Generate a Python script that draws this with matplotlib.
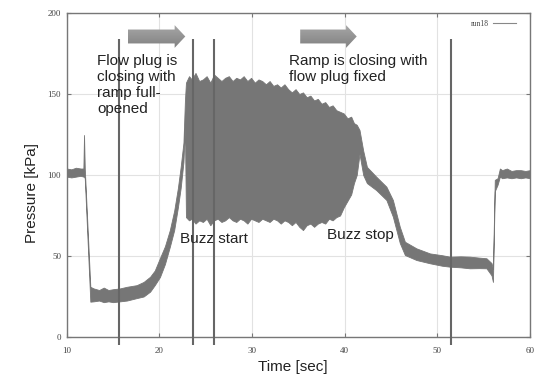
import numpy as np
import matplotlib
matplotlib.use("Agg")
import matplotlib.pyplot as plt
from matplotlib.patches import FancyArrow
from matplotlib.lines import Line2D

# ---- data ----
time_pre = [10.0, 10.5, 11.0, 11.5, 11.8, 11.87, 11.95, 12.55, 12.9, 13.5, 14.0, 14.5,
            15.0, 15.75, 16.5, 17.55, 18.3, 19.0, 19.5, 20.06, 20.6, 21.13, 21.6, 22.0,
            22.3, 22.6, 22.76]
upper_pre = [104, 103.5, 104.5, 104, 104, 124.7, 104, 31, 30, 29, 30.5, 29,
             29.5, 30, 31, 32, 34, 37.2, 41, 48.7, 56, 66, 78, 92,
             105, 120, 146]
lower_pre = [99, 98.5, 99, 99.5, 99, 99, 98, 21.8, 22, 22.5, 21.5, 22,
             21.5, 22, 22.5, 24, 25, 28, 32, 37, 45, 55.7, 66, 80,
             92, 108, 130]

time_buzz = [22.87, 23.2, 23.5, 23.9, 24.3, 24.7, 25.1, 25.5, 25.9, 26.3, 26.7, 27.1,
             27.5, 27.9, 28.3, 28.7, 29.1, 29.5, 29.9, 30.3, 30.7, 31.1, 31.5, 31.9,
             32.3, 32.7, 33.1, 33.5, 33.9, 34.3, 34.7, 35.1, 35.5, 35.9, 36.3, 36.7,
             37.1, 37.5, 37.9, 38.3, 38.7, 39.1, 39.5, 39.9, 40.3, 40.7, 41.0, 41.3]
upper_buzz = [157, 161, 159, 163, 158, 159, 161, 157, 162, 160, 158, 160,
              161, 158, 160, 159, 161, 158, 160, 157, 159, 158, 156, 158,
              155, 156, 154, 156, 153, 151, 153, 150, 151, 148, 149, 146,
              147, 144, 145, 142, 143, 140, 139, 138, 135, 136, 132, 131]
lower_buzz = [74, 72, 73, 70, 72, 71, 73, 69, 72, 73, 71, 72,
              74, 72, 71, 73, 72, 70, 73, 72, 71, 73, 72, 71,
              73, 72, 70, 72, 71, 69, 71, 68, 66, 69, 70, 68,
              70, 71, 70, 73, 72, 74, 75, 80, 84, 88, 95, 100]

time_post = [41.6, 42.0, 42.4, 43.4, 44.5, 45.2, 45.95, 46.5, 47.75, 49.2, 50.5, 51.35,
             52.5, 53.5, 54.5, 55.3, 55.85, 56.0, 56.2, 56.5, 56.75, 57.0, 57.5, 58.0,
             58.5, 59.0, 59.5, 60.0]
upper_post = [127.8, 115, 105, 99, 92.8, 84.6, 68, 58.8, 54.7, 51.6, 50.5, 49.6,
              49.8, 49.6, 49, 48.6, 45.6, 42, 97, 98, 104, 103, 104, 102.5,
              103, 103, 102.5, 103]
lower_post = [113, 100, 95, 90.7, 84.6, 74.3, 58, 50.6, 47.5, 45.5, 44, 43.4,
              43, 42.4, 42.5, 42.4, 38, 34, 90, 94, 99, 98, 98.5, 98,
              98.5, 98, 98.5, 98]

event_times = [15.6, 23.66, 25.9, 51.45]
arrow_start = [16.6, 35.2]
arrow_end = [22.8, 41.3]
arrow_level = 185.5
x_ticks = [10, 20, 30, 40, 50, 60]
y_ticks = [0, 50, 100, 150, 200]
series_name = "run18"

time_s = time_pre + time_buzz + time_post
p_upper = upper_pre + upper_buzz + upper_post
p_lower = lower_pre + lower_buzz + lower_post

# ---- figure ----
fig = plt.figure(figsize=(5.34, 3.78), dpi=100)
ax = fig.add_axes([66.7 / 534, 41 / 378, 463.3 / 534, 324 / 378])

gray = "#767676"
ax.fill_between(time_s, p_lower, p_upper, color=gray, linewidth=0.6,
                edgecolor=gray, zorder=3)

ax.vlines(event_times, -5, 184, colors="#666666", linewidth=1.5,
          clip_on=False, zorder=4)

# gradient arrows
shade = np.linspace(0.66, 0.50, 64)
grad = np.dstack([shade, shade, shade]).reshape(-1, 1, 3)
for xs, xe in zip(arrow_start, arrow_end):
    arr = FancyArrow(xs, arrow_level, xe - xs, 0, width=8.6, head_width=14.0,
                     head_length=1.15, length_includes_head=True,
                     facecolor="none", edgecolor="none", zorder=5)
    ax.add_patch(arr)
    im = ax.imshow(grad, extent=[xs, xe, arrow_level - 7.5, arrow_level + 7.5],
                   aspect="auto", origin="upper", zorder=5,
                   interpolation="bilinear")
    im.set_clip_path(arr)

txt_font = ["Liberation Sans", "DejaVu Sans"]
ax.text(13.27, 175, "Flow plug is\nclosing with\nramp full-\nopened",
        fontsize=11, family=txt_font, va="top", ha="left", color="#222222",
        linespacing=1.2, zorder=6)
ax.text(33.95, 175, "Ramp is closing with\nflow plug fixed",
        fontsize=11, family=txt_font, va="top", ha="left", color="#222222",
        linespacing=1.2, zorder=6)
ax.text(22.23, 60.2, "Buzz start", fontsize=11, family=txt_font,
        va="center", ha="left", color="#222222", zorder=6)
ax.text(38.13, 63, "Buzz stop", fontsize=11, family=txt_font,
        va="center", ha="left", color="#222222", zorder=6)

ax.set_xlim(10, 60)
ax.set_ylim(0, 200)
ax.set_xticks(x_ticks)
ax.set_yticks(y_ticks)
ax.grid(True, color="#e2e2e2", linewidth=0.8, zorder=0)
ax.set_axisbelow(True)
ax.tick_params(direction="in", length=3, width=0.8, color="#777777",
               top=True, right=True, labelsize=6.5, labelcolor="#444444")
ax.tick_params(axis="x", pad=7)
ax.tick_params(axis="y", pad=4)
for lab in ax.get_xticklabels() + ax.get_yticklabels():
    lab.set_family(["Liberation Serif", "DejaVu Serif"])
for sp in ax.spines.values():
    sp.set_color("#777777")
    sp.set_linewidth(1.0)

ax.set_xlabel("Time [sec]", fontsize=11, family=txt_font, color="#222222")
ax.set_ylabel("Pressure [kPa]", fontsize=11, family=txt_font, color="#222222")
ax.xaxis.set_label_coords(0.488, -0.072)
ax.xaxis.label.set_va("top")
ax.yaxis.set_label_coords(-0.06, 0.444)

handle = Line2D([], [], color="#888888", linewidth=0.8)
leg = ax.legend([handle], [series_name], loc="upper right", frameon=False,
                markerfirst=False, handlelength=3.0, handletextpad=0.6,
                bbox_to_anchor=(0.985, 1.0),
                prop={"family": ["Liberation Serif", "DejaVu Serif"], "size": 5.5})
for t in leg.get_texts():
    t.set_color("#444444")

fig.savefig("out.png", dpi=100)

+ + + + + + +

* _PROBLEM TO SOLVE_
Repeat all of the data above word for word, minus the pictures.

* _REPLY TO THE TASK_
Generate a Python script that draws this with matplotlib.
import numpy as np
import matplotlib
matplotlib.use("Agg")
import matplotlib.pyplot as plt
from matplotlib.patches import FancyArrow
from matplotlib.lines import Line2D

# ---- data ----
time_pre = [10.0, 10.5, 11.0, 11.5, 11.8, 11.87, 11.95, 12.55, 12.9, 13.5, 14.0, 14.5,
            15.0, 15.75, 16.5, 17.55, 18.3, 19.0, 19.5, 20.06, 20.6, 21.13, 21.6, 22.0,
            22.3, 22.6, 22.76]
upper_pre = [104, 103.5, 104.5, 104, 104, 124.7, 104, 31, 30, 29, 30.5, 29,
             29.5, 30, 31, 32, 34, 37.2, 41, 48.7, 56, 66, 78, 92,
             105, 120, 146]
lower_pre = [99, 98.5, 99, 99.5, 99, 99, 98, 21.8, 22, 22.5, 21.5, 22,
             21.5, 22, 22.5, 24, 25, 28, 32, 37, 45, 55.7, 66, 80,
             92, 108, 130]

time_buzz = [22.87, 23.2, 23.5, 23.9, 24.3, 24.7, 25.1, 25.5, 25.9, 26.3, 26.7, 27.1,
             27.5, 27.9, 28.3, 28.7, 29.1, 29.5, 29.9, 30.3, 30.7, 31.1, 31.5, 31.9,
             32.3, 32.7, 33.1, 33.5, 33.9, 34.3, 34.7, 35.1, 35.5, 35.9, 36.3, 36.7,
             37.1, 37.5, 37.9, 38.3, 38.7, 39.1, 39.5, 39.9, 40.3, 40.7, 41.0, 41.3]
upper_buzz = [157, 161, 159, 163, 158, 159, 161, 157, 162, 160, 158, 160,
              161, 158, 160, 159, 161, 158, 160, 157, 159, 158, 156, 158,
              155, 156, 154, 156, 153, 151, 153, 150, 151, 148, 149, 146,
              147, 144, 145, 142, 143, 140, 139, 138, 135, 136, 132, 131]
lower_buzz = [74, 72, 73, 70, 72, 71, 73, 69, 72, 73, 71, 72,
              74, 72, 71, 73, 72, 70, 73, 72, 71, 73, 72, 71,
              73, 72, 70, 72, 71, 69, 71, 68, 66, 69, 70, 68,
              70, 71, 70, 73, 72, 74, 75, 80, 84, 88, 95, 100]

time_post = [41.6, 42.0, 42.4, 43.4, 44.5, 45.2, 45.95, 46.5, 47.75, 49.2, 50.5, 51.35,
             52.5, 53.5, 54.5, 55.3, 55.85, 56.0, 56.2, 56.5, 56.75, 57.0, 57.5, 58.0,
             58.5, 59.0, 59.5, 60.0]
upper_post = [127.8, 115, 105, 99, 92.8, 84.6, 68, 58.8, 54.7, 51.6, 50.5, 49.6,
              49.8, 49.6, 49, 48.6, 45.6, 42, 97, 98, 104, 103, 104, 102.5,
              103, 103, 102.5, 103]
lower_post = [113, 100, 95, 90.7, 84.6, 74.3, 58, 50.6, 47.5, 45.5, 44, 43.4,
              43, 42.4, 42.5, 42.4, 38, 34, 90, 94, 99, 98, 98.5, 98,
              98.5, 98, 98.5, 98]

event_times = [15.6, 23.66, 25.9, 51.45]
arrow_start = [16.6, 35.2]
arrow_end = [22.8, 41.3]
arrow_level = 185.5
x_ticks = [10, 20, 30, 40, 50, 60]
y_ticks = [0, 50, 100, 150, 200]
series_name = "run18"

time_s = time_pre + time_buzz + time_post
p_upper = upper_pre + upper_buzz + upper_post
p_lower = lower_pre + lower_buzz + lower_post

# ---- figure ----
fig = plt.figure(figsize=(5.34, 3.78), dpi=100)
ax = fig.add_axes([66.7 / 534, 41 / 378, 463.3 / 534, 324 / 378])

gray = "#767676"
ax.fill_between(time_s, p_lower, p_upper, color=gray, linewidth=0.6,
                edgecolor=gray, zorder=3)

ax.vlines(event_times, -5, 184, colors="#666666", linewidth=1.5,
          clip_on=False, zorder=4)

# gradient arrows
shade = np.linspace(0.66, 0.50, 64)
grad = np.dstack([shade, shade, shade]).reshape(-1, 1, 3)
for xs, xe in zip(arrow_start, arrow_end):
    arr = FancyArrow(xs, arrow_level, xe - xs, 0, width=8.6, head_width=14.0,
                     head_length=1.15, length_includes_head=True,
                     facecolor="none", edgecolor="none", zorder=5)
    ax.add_patch(arr)
    im = ax.imshow(grad, extent=[xs, xe, arrow_level - 7.5, arrow_level + 7.5],
                   aspect="auto", origin="upper", zorder=5,
                   interpolation="bilinear")
    im.set_clip_path(arr)

txt_font = ["Liberation Sans", "DejaVu Sans"]
ax.text(13.27, 175, "Flow plug is\nclosing with\nramp full-\nopened",
        fontsize=11, family=txt_font, va="top", ha="left", color="#222222",
        linespacing=1.2, zorder=6)
ax.text(33.95, 175, "Ramp is closing with\nflow plug fixed",
        fontsize=11, family=txt_font, va="top", ha="left", color="#222222",
        linespacing=1.2, zorder=6)
ax.text(22.23, 60.2, "Buzz start", fontsize=11, family=txt_font,
        va="center", ha="left", color="#222222", zorder=6)
ax.text(38.13, 63, "Buzz stop", fontsize=11, family=txt_font,
        va="center", ha="left", color="#222222", zorder=6)

ax.set_xlim(10, 60)
ax.set_ylim(0, 200)
ax.set_xticks(x_ticks)
ax.set_yticks(y_ticks)
ax.grid(True, color="#e2e2e2", linewidth=0.8, zorder=0)
ax.set_axisbelow(True)
ax.tick_params(direction="in", length=3, width=0.8, color="#777777",
               top=True, right=True, labelsize=6.5, labelcolor="#444444")
ax.tick_params(axis="x", pad=7)
ax.tick_params(axis="y", pad=4)
for lab in ax.get_xticklabels() + ax.get_yticklabels():
    lab.set_family(["Liberation Serif", "DejaVu Serif"])
for sp in ax.spines.values():
    sp.set_color("#777777")
    sp.set_linewidth(1.0)

ax.set_xlabel("Time [sec]", fontsize=11, family=txt_font, color="#222222")
ax.set_ylabel("Pressure [kPa]", fontsize=11, family=txt_font, color="#222222")
ax.xaxis.set_label_coords(0.488, -0.072)
ax.xaxis.label.set_va("top")
ax.yaxis.set_label_coords(-0.06, 0.444)

handle = Line2D([], [], color="#888888", linewidth=0.8)
leg = ax.legend([handle], [series_name], loc="upper right", frameon=False,
                markerfirst=False, handlelength=3.0, handletextpad=0.6,
                bbox_to_anchor=(0.985, 1.0),
                prop={"family": ["Liberation Serif", "DejaVu Serif"], "size": 5.5})
for t in leg.get_texts():
    t.set_color("#444444")

fig.savefig("out.png", dpi=100)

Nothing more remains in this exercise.